Capsule Review: On a Wing and a Prayer (2023)

The true story of Doug White, a passenger who miraculously made a successful emergency landing of a Super King turboprop plane after the pilot died mid-flight in 2009 is something worth telling on the big screen. Or in the case of Sean McNamara’s On a Wing and a Prayer, the movie made its streaming debut on Prime Video. The movie even features a promising cast that includes Dennis Quaid and Heather Graham.

But the first 30 minutes or so is a test of patience — a combination of awkwardly-misplaced comedy (!) and corny melodrama straight out of the assembly line from the Hallmark Channel. And yes, it feels borderline cringey too that it made me wonder whether I’m actually streaming the right movie. So, we first met Doug (Quaid) taking a flying lesson with his brother, Jeff (Brett Rice). Later, we see them having fun and even winning a barbeque contest with Doug’s wife, Terri (Graham) and their daughters, Bailey (Abigail Rhyne) and Maggie (Jessi Case). They sure look like a happy family until one night, Doug gets an unexpected call that his brother passed away. He and his family travel to Florida from their Louisiana home for the funeral as Doug is having a tough time dealing with the loss of his brother.

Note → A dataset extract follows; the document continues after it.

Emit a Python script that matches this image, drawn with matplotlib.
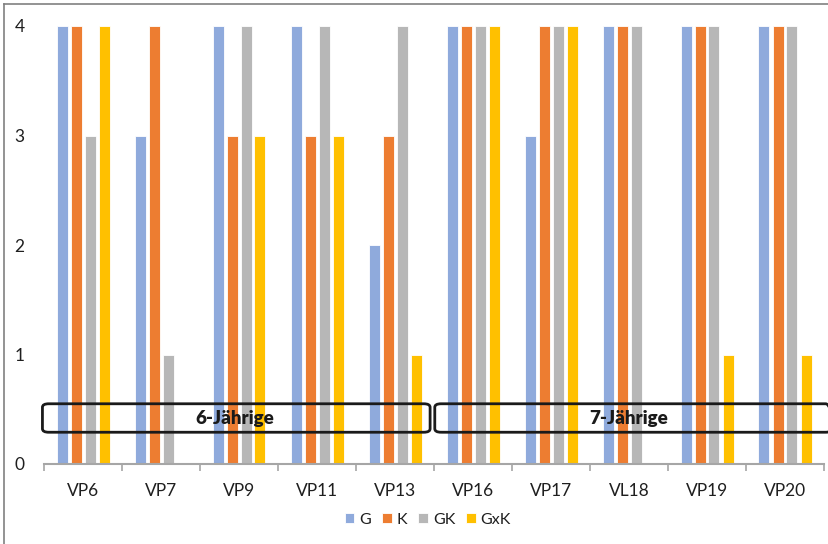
import matplotlib
matplotlib.use("Agg")
import matplotlib.pyplot as plt
import numpy as np
from matplotlib.patches import FancyBboxPatch
from matplotlib.lines import Line2D

# Participants and coded scores per condition
participants = ["VP6", "VP7", "VP9", "VP11", "VP13", "VP16", "VP17", "VL18", "VP19", "VP20"]
series_names = ["G", "K", "GK", "GxK"]
g_vals = [4, 3, 4, 4, 2, 4, 3, 4, 4, 4]
k_vals = [4, 4, 3, 3, 3, 4, 4, 4, 4, 4]
gk_vals = [3, 1, 4, 4, 4, 4, 4, 4, 4, 4]
gxk_vals = [4, 0, 3, 3, 1, 4, 4, 0, 1, 1]
y_ticks = [0, 1, 2, 3, 4]
age_groups = ["6-Jährige", "7-Jährige"]

colors = ["#8faadc", "#ed7d31", "#b7b7b7", "#ffc000"]

plt.rcParams["font.family"] = ["Lato", "DejaVu Sans"]

fig = plt.figure(figsize=(8.29, 5.44), dpi=100)
ax = fig.add_axes([44 / 829, 1 - 464 / 544, 780 / 829, (464 - 26) / 544])

x = np.arange(len(participants))
bar_w = 11 / 78
step = 14 / 78
all_vals = [g_vals, k_vals, gk_vals, gxk_vals]
for i, (vals, name, c) in enumerate(zip(all_vals, series_names, colors)):
    offs = (i - 1.5) * step
    ax.bar(x + offs, vals, width=bar_w, color=c, label=name,
           edgecolor="white", linewidth=0.6, zorder=2)

ax.set_xlim(-0.5, len(participants) - 0.5)
ax.set_ylim(0, 4)
ax.set_yticks(y_ticks)
ax.set_yticklabels([str(v) for v in y_ticks], fontsize=12.5, color="#1f1f1f")
ax.tick_params(axis="y", length=0, pad=14)
ax.set_xticks(x)
ax.set_xticklabels(participants, fontsize=12.5, color="#1f1f1f")
ax.tick_params(axis="x", length=0, pad=14)
ax.set_xticks(np.arange(-0.5, len(participants)), minor=True)
ax.tick_params(axis="x", which="minor", length=5, color="#a6a6a6", width=1.2)

for s in ["top", "right", "left"]:
    ax.spines[s].set_visible(False)
ax.spines["bottom"].set_color("#a6a6a6")
ax.spines["bottom"].set_linewidth(1.5)

# Rounded frames marking the two age groups
box_y0, box_y1 = 0.29, 0.55
spans = [(-0.52, 4.45), (4.51, 9.6)]
label_x = [1.95, 7.0]
for (x0, x1), label, tx in zip(spans, age_groups, label_x):
    box = FancyBboxPatch((x0, box_y0), x1 - x0, box_y1 - box_y0,
                         boxstyle="round,pad=0,rounding_size=0.08",
                         mutation_aspect=0.4,
                         facecolor="none", edgecolor="#1a1a1a",
                         linewidth=2, zorder=4, clip_on=False)
    ax.add_patch(box)
    ax.text(tx, (box_y0 + box_y1) / 2, label, ha="center", va="center",
            fontsize=13.5, fontweight="heavy", color="#1a1a1a", zorder=5)

leg = fig.legend(loc="center", bbox_to_anchor=(428 / 829, 1 - 520 / 544),
                 ncol=4, frameon=False, fontsize=11.5, handlelength=0.6,
                 handleheight=0.6, handletextpad=0.3, columnspacing=0.7)
for t in leg.get_texts():
    t.set_color("#1f1f1f")

# Outer chart frame (left and top edges)
fig.add_artist(Line2D([4 / 829, 4 / 829], [0, 1 - 4 / 544],
                      transform=fig.transFigure, color="#808080", linewidth=1.2))
fig.add_artist(Line2D([4 / 829, 1], [1 - 4 / 544, 1 - 4 / 544],
                      transform=fig.transFigure, color="#808080", linewidth=1.2))

fig.savefig("out.png", dpi=100)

After the funeral, they take the flight back to Louisiana on a private plane, where Doug sits in the cockpit beside the pilot. Then comes another unexpected moment: the pilot dies just a few minutes after the takeoff. Doug, who only has a few hours of flight experience, is forced to take over the plane with the help of his wife and the air traffic controllers from Fort Myers.

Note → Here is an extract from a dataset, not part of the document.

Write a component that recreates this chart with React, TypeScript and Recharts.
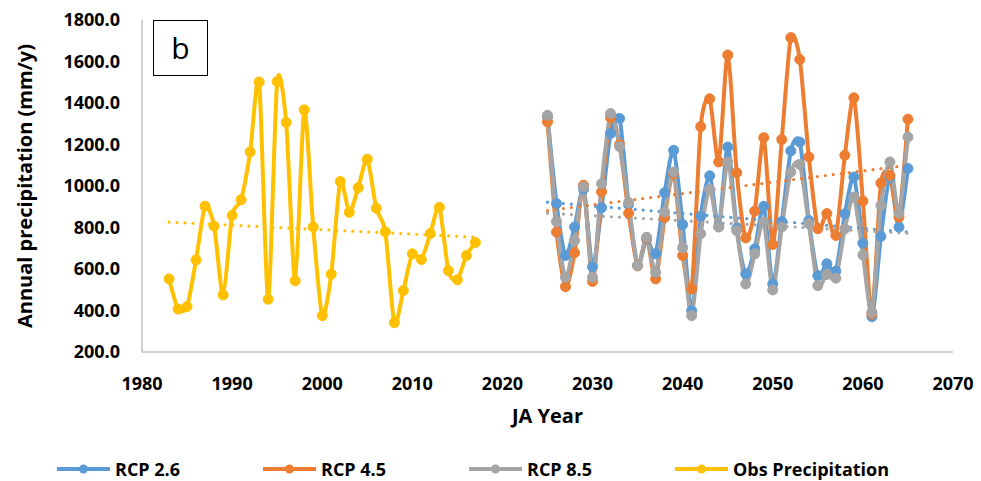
import { LineChart, Line, XAxis, YAxis, Legend, Label } from 'recharts'

// observed precipitation 1983-2017 (mm/y)
const obsYears = [1983, 1984, 1985, 1986, 1987, 1988, 1989, 1990, 1991, 1992, 1993, 1994, 1995, 1996, 1997, 1998, 1999, 2000, 2001, 2002, 2003, 2004, 2005, 2006, 2007, 2008, 2009, 2010, 2011, 2012, 2013, 2014, 2015, 2016, 2017]
const obsValues = [552, 407, 419, 644, 903, 806, 475, 858, 934, 1164, 1501, 454, 1503, 1306, 543, 1367, 802, 375, 575, 1022, 873, 992, 1129, 893, 779, 341, 496, 673, 646, 771, 897, 592, 548, 665, 728]

// projections 2025-2065
const rcpYears = [2025, 2026, 2027, 2028, 2029, 2030, 2031, 2032, 2033, 2034, 2035, 2036, 2037, 2038, 2039, 2040, 2041, 2042, 2043, 2044, 2045, 2046, 2047, 2048, 2049, 2050, 2051, 2052, 2053, 2054, 2055, 2056, 2057, 2058, 2059, 2060, 2061, 2062, 2063, 2064, 2065]
const rcp26 = [1333, 915, 665, 802, 985, 610, 895, 1253, 1325, 910, 617, 745, 673, 968, 1172, 814, 399, 854, 1049, 805, 1188, 795, 577, 697, 902, 528, 829, 1169, 1212, 834, 568, 625, 590, 866, 1043, 724, 370, 757, 1040, 802, 1084]
const rcp45 = [1309, 778, 515, 678, 1004, 540, 972, 1330, 1200, 869, 615, 749, 552, 848, 1060, 665, 505, 1286, 1420, 1116, 1631, 1064, 750, 879, 1233, 718, 1224, 1715, 1610, 1140, 794, 867, 762, 1148, 1425, 927, 383, 1014, 1051, 850, 1322]
const rcp85 = [1341, 829, 560, 737, 995, 560, 1011, 1349, 1190, 920, 617, 753, 584, 874, 1067, 703, 375, 770, 984, 802, 1116, 785, 528, 673, 826, 499, 802, 1067, 1104, 818, 520, 574, 556, 794, 947, 668, 391, 906, 1116, 869, 1236]

// linear trend end points
const obsTrendYears = [1983, 2017]
const obsTrend = [826, 753]
const rcpTrendYears = [2025, 2065]
const rcp26Trend = [922, 778]
const rcp45Trend = [882, 1100]
const rcp85Trend = [869, 772]

const xTicks = [1980, 1990, 2000, 2010, 2020, 2030, 2040, 2050, 2060, 2070]
const yTicks = [200, 400, 600, 800, 1000, 1200, 1400, 1600, 1800]

const series = [
  { name: 'RCP 2.6', color: '#5B9BD5', years: rcpYears, values: rcp26, trend: rcp26Trend, trendYears: rcpTrendYears },
  { name: 'RCP 4.5', color: '#ED7D31', years: rcpYears, values: rcp45, trend: rcp45Trend, trendYears: rcpTrendYears },
  { name: 'RCP 8.5', color: '#A5A5A5', years: rcpYears, values: rcp85, trend: rcp85Trend, trendYears: rcpTrendYears },
  { name: 'Obs Precipitation', color: '#FFC000', years: obsYears, values: obsValues, trend: obsTrend, trendYears: obsTrendYears },
]

const toRows = (years: number[], values: number[]) => years.map((year, i) => ({ year, value: values[i] }))

// smoothing like the spreadsheet's "smoothed line" (cardinal spline as bezier)
const smoothCurve: any = (context: any) => {
  let pts: number[][] = []
  const k = 1 / 8
  return {
    areaStart() {},
    areaEnd() {},
    lineStart() { pts = [] },
    point(x: number, y: number) { pts.push([+x, +y]) },
    lineEnd() {
      const n = pts.length
      if (!n) return
      context.moveTo(pts[0][0], pts[0][1])
      for (let i = 0; i < n - 1; i++) {
        const p0 = pts[i - 1] || pts[i]
        const p1 = pts[i]
        const p2 = pts[i + 1]
        const p3 = pts[i + 2] || p2
        context.bezierCurveTo(
          p1[0] + (p2[0] - p0[0]) * k, p1[1] + (p2[1] - p0[1]) * k,
          p2[0] - (p3[0] - p1[0]) * k, p2[1] - (p3[1] - p1[1]) * k,
          p2[0], p2[1]
        )
      }
    },
  }
}

const font = '"Open Sans", sans-serif'

const LegendContent = () => (
  <div style={{ position: 'relative', height: 24, width: 981, fontFamily: font, fontWeight: 700, fontSize: 18 }}>
    {series.map((s, i) => (
      <div key={s.name} style={{ position: 'absolute', left: 57 + i * 206, top: 0, height: 24, display: 'flex', alignItems: 'center' }}>
        <svg width={53} height={24}>
          <line x1={0} y1={12} x2={53} y2={12} stroke={s.color} strokeWidth={4} />
          <circle cx={26.5} cy={12} r={4.5} fill={s.color} />
        </svg>
        <span style={{ marginLeft: 5, color: '#000', whiteSpace: 'nowrap' }}>{s.name}</span>
      </div>
    ))}
  </div>
)

export default function App() {
  return (
    <div style={{ position: 'absolute', left: 0, top: 0, width: 981, height: 481, background: '#fff' }}>
      <LineChart width={981} height={481} margin={{ top: 20, right: 28, left: 0, bottom: 0 }}>
        <XAxis
          type="number"
          dataKey="year"
          domain={[1980, 2070]}
          ticks={xTicks}
          allowDuplicatedCategory={false}
          height={105}
          tickSize={0}
          tickMargin={25}
          axisLine={{ stroke: '#d0d0d0', strokeWidth: 2 }}
          tick={{ fill: '#000', fontFamily: font, fontWeight: 700, fontSize: 18 }}
        >
          <Label
            value="JA Year"
            position="insideBottom"
            offset={34}
            style={{ fill: '#000', fontFamily: font, fontWeight: 700, fontSize: 20 }}
          />
        </XAxis>
        <YAxis
          type="number"
          domain={[200, 1800]}
          ticks={yTicks}
          width={142}
          tickSize={0}
          tickMargin={22}
          tickFormatter={(v: number) => v.toFixed(1)}
          axisLine={{ stroke: '#d0d0d0', strokeWidth: 2 }}
          tick={{ fill: '#000', fontFamily: font, fontWeight: 700, fontSize: 18 }}
        >
          <Label
            value="Annual precipitation (mm/y)"
            angle={-90}
            position="insideLeft"
            offset={25}
            style={{ fill: '#000', fontFamily: font, fontWeight: 700, fontSize: 20, textAnchor: 'middle' }}
          />
        </YAxis>
        <Legend verticalAlign="bottom" align="left" content={LegendContent} wrapperStyle={{ left: 0, width: 981, height: 24 }} />

        {series.map(s => (
          <Line
            key={s.name}
            name={s.name}
            data={toRows(s.years, s.values)}
            dataKey="value"
            type={smoothCurve}
            stroke={s.color}
            strokeWidth={4}
            dot={{ r: 5, fill: s.color, stroke: s.color, strokeWidth: 1 }}
            activeDot={false}
            isAnimationActive={false}
          />
        ))}

        {/* 趋势线 - 点线 */}
        {series.map(s => (
          <Line
            key={s.name + '-trend'}
            name={s.name + ' trend'}
            data={toRows(s.trendYears, s.trend)}
            dataKey="value"
            type="linear"
            stroke={s.color}
            strokeWidth={3.2}
            strokeLinecap="round"
            strokeDasharray="0 8"
            dot={false}
            activeDot={false}
            legendType="none"
            isAnimationActive={false}
          />
        ))}
      </LineChart>

      <div
        style={{
          position: 'absolute', left: 153, top: 20, width: 55, height: 56,
          border: '1px solid #000', background: '#fff', boxSizing: 'border-box',
          display: 'flex', alignItems: 'center', justifyContent: 'center',
          fontFamily: font, fontSize: 30, color: '#000', lineHeight: 1,
        }}
      >
        b
      </div>
    </div>
  )
}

The whole flying scene has its few decent moments of tension while Dennis Quaid, Heather Graham and Jesse Metcalfe, where the latter plays a pilot who has the experience of flying the same model of the plane guiding Doug every step of the way through a phone call, did their best in their respective roles, albeit only to a certain extent. But McNamara’s largely inept direction, coupled with Brian Egeston’s heavy-handed screenplay that touches on the crisis of faith and religion often resulted in a series of painfully histrionic moments. There are many times the movie tries and fails to inject emotional moments meant to make us feel invested in these characters’ ordeal.

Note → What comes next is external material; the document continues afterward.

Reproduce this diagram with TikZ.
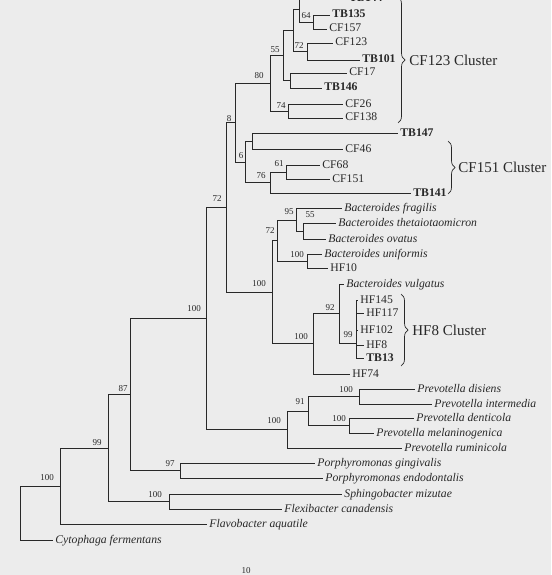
\documentclass[tikz,border=0pt]{standalone}
\usepackage{fontspec}
\setmainfont{Liberation Serif}
\usetikzlibrary{decorations.pathreplacing}
\definecolor{bgray}{RGB}{236,236,236}
\definecolor{ink}{RGB}{40,40,40}

\begin{document}
\begin{tikzpicture}[x=1pt, y=-1pt, line width=0.8pt, color=ink,
    leaf/.style={anchor=west, inner xsep=2pt, inner ysep=0pt, text height=6.5pt, text depth=0.5pt, font=\fontsize{11.7}{12}\selectfont},
    tb/.style={leaf, font=\fontsize{11.7}{12}\selectfont\bfseries},
    sp/.style={leaf, font=\fontsize{11.7}{12}\selectfont\itshape},
    boot/.style={inner sep=0pt, font=\fontsize{9}{10}\selectfont},
    clus/.style={anchor=west, inner sep=0pt, font=\fontsize{15}{16}\selectfont},
    clbrace/.style={decorate, decoration={brace, amplitude=7pt}, line width=0.7pt}]
            \clip (0,0) rectangle (551,575);
            \fill[bgray] (0,0) rectangle (551,575);

            \coordinate (nP1) at (299,9);
            \coordinate (n64) at (313,22);
            \coordinate (n72a) at (307,51.5);
            \coordinate (nA) at (293,30.5);
            \coordinate (nB) at (290,80.5);
            \coordinate (n55a) at (283,55.5);
            \coordinate (n74) at (288,111);
            \coordinate (n80) at (270,83);
            \coordinate (nC) at (252,141);
            \coordinate (n61) at (286,172);
            \coordinate (n76) at (270,182.5);
            \coordinate (n6) at (245,162);
            \coordinate (n8) at (235,122.5);
            \coordinate (n55b) at (303,231);
            \coordinate (n95) at (296,220);
            \coordinate (n100a) at (307,261);
            \coordinate (n72b) at (277,240.5);
            \coordinate (n99a) at (356,343);
            \coordinate (n92) at (339,313);
            \coordinate (n100b) at (313,343.5);
            \coordinate (n100c) at (272,292);
            \coordinate (n72c) at (226,207);
            \coordinate (n100d) at (359,396.5);
            \coordinate (n100e) at (349,425.5);
            \coordinate (n91) at (308,411);
            \coordinate (n100f) at (287,429.5);
            \coordinate (n100g) at (206,318);
            \coordinate (n97) at (180,470.5);
            \coordinate (n87) at (130,394);
            \coordinate (n100h) at (169,501.5);
            \coordinate (n99b) at (108,448);
            \coordinate (n100i) at (60,486);
            \coordinate (nroot) at (20,513);

            \node[tb] (lTB144) at (347,-1) {TB144};
            \node[tb] (lTB135) at (330,15) {TB135};
            \node[leaf] (lCF157) at (327,29) {CF157};
            \node[leaf] (lCF123) at (333,43) {CF123};
            \node[tb] (lTB101) at (360,60) {TB101};
            \node[leaf] (lCF17) at (347,73) {CF17};
            \node[tb] (lTB146) at (322,88) {TB146};
            \node[leaf] (lCF26) at (343,104) {CF26};
            \node[leaf] (lCF138) at (343,118) {CF138};
            \node[tb] (lTB147) at (398,133) {TB147};
            \node[leaf] (lCF46) at (343,149) {CF46};
            \node[leaf] (lCF68) at (320,165) {CF68};
            \node[leaf] (lCF151) at (330,179) {CF151};
            \node[tb] (lTB141) at (411,193) {TB141};
            \node[sp] (lBfra) at (342,208) {Bacteroides fragilis};
            \node[sp] (lBthe) at (336,223) {Bacteroides thetaiotaomicron};
            \node[sp] (lBova) at (326,239) {Bacteroides ovatus};
            \node[sp] (lBuni) at (322,254) {Bacteroides uniformis};
            \node[leaf] (lHF10) at (328,268) {HF10};
            \node[sp] (lBvul) at (344,284) {Bacteroides vulgatus};
            \node[leaf] (lHF145) at (358,300) {HF145};
            \node[leaf] (lHF117) at (364,313) {HF117};
            \node[leaf] (lHF102) at (358,330) {HF102};
            \node[leaf] (lHF8) at (364,345) {HF8};
            \node[tb] (lTB13) at (364,358) {TB13};
            \node[leaf] (lHF74) at (350,374) {HF74};
            \node[sp] (lPdis) at (415,389) {Prevotella disiens};
            \node[sp] (lPint) at (432,404) {Prevotella intermedia};
            \node[sp] (lPden) at (414,418) {Prevotella denticola};
            \node[sp] (lPmel) at (374,433) {Prevotella melaninogenica};
            \node[sp] (lPrum) at (402,448) {Prevotella ruminicola};
            \node[sp] (lPgin) at (315,463) {Porphyromonas gingivalis};
            \node[sp] (lPend) at (323,478) {Porphyromonas endodontalis};
            \node[sp] (lSmiz) at (342,494) {Sphingobacter mizutae};
            \node[sp] (lFcan) at (282,509) {Flexibacter canadensis};
            \node[sp] (lFaqu) at (207,524) {Flavobacter aquatile};
            \node[sp] (lCfer) at (53,540) {Cytophaga fermentans};

            \draw (nP1) |- (lTB144.west);
            \draw (nP1) |- (n64);
            \draw (n64) |- (lTB135.west);
            \draw (n64) |- (lCF157.west);
            \draw (n72a) |- (lCF123.west);
            \draw (n72a) |- (lTB101.west);
            \draw (nA) |- (nP1);
            \draw (nA) |- (n72a);
            \draw (nB) |- (lCF17.west);
            \draw (nB) |- (lTB146.west);
            \draw (n55a) |- (nA);
            \draw (n55a) |- (nB);
            \draw (n74) |- (lCF26.west);
            \draw (n74) |- (lCF138.west);
            \draw (n80) |- (n55a);
            \draw (n80) |- (n74);
            \draw (nC) |- (lTB147.west);
            \draw (nC) |- (lCF46.west);
            \draw (n61) |- (lCF68.west);
            \draw (n61) |- (lCF151.west);
            \draw (n76) |- (n61);
            \draw (n76) |- (lTB141.west);
            \draw (n6) |- (nC);
            \draw (n6) |- (n76);
            \draw (n8) |- (n80);
            \draw (n8) |- (n6);
            \draw (n55b) |- (lBthe.west);
            \draw (n55b) |- (lBova.west);
            \draw (n95) |- (lBfra.west);
            \draw (n95) |- (n55b);
            \draw (n100a) |- (lBuni.west);
            \draw (n100a) |- (lHF10.west);
            \draw (n72b) |- (n95);
            \draw (n72b) |- (n100a);
            \draw (n99a) |- (lHF145.west);
            \draw (n99a) |- (lHF117.west);
            \draw (n99a) |- (lHF102.west);
            \draw (n99a) |- (lHF8.west);
            \draw (n99a) |- (lTB13.west);
            \draw (n92) |- (lBvul.west);
            \draw (n92) |- (n99a);
            \draw (n100b) |- (n92);
            \draw (n100b) |- (lHF74.west);
            \draw (n100c) |- (n72b);
            \draw (n100c) |- (n100b);
            \draw (n72c) |- (n8);
            \draw (n72c) |- (n100c);
            \draw (n100d) |- (lPdis.west);
            \draw (n100d) |- (lPint.west);
            \draw (n100e) |- (lPden.west);
            \draw (n100e) |- (lPmel.west);
            \draw (n91) |- (n100d);
            \draw (n91) |- (n100e);
            \draw (n100f) |- (n91);
            \draw (n100f) |- (lPrum.west);
            \draw (n100g) |- (n72c);
            \draw (n100g) |- (n100f);
            \draw (n97) |- (lPgin.west);
            \draw (n97) |- (lPend.west);
            \draw (n87) |- (n100g);
            \draw (n87) |- (n97);
            \draw (n100h) |- (lSmiz.west);
            \draw (n100h) |- (lFcan.west);
            \draw (n99b) |- (n87);
            \draw (n99b) |- (n100h);
            \draw (n100i) |- (n99b);
            \draw (n100i) |- (lFaqu.west);
            \draw (nroot) |- (n100i);
            \draw (nroot) |- (lCfer.west);

            \node[boot] (b64) at (306,16) {64};
            \node[boot] (b72a) at (299,46) {72};
            \node[boot] (b55a) at (275,50) {55};
            \node[boot] (b80) at (259,76) {80};
            \node[boot] (b74) at (281,106) {74};
            \node[boot] (b8) at (229,119) {8};
            \node[boot] (b6) at (241,156) {6};
            \node[boot] (b61) at (279,164) {61};
            \node[boot] (b76) at (261,176) {76};
            \node[boot] (b72c) at (217,199) {72};
            \node[boot] (b95) at (289,212) {95};
            \node[boot] (b55b) at (310,215) {55};
            \node[boot] (b72b) at (270,231) {72};
            \node[boot] (b100a) at (297,255) {100};
            \node[boot] (b100c) at (259,284) {100};
            \node[boot] (b92) at (330,308) {92};
            \node[boot] (b99a) at (348,335) {99};
            \node[boot] (b100b) at (301,337) {100};
            \node[boot] (b100d) at (346,390) {100};
            \node[boot] (b91) at (300,402) {91};
            \node[boot] (b100e) at (339,419) {100};
            \node[boot] (b100f) at (274,421) {100};
            \node[boot] (b100g) at (194,309) {100};
            \node[boot] (b87) at (123,389) {87};
            \node[boot] (b97) at (170,464) {97};
            \node[boot] (b99b) at (97,443) {99};
            \node[boot] (b100h) at (155,495) {100};
            \node[boot] (b100i) at (47,478) {100};
            \node[boot] (scale) at (246,571) {10};

            \coordinate (cf123top) at (398,-3);
            \coordinate (cf123bot) at (398,123);
            \coordinate (cf151top) at (448,141);
            \coordinate (cf151bot) at (448,194);
            \coordinate (hf8top) at (401,294);
            \coordinate (hf8bot) at (401,366);
            \draw[clbrace] (cf123top) -- (cf123bot);
            \draw[clbrace] (cf151top) -- (cf151bot);
            \draw[clbrace] (hf8top) -- (hf8bot);
            \node[clus] (cCF123) at (409,60) {CF123 Cluster};
            \node[clus] (cCF151) at (458,167) {CF151 Cluster};
            \node[clus] (cHF8) at (412,330) {HF8 Cluster};
        \end{tikzpicture}
\end{document}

The movie also suffers from questionable Louisiana accents, notably the way Quaid speaks some of his lines. If it wasn’t for the English subtitles, I might have had trouble trying to understand what he said in his dialogue. Then, there are subplots, particularly the one with Donna (Raina Grey), an aspiring pre-teen girl who wanted to become a pilot when she grows up. Her scene revolves around her explaining — and not to mention, spoon-feeding the viewers — to her friend in layman’s terms related to how and what could have happened to Doug’s plane is unnecessarily padded. Frankly, the movie could have used some tighter editing by simply removing her scenes altogether. And back to the flying scene, the special effects look shockingly dated as if this movie was made decades ago.

On a Wing and a Prayer is currently streaming on Prime Video.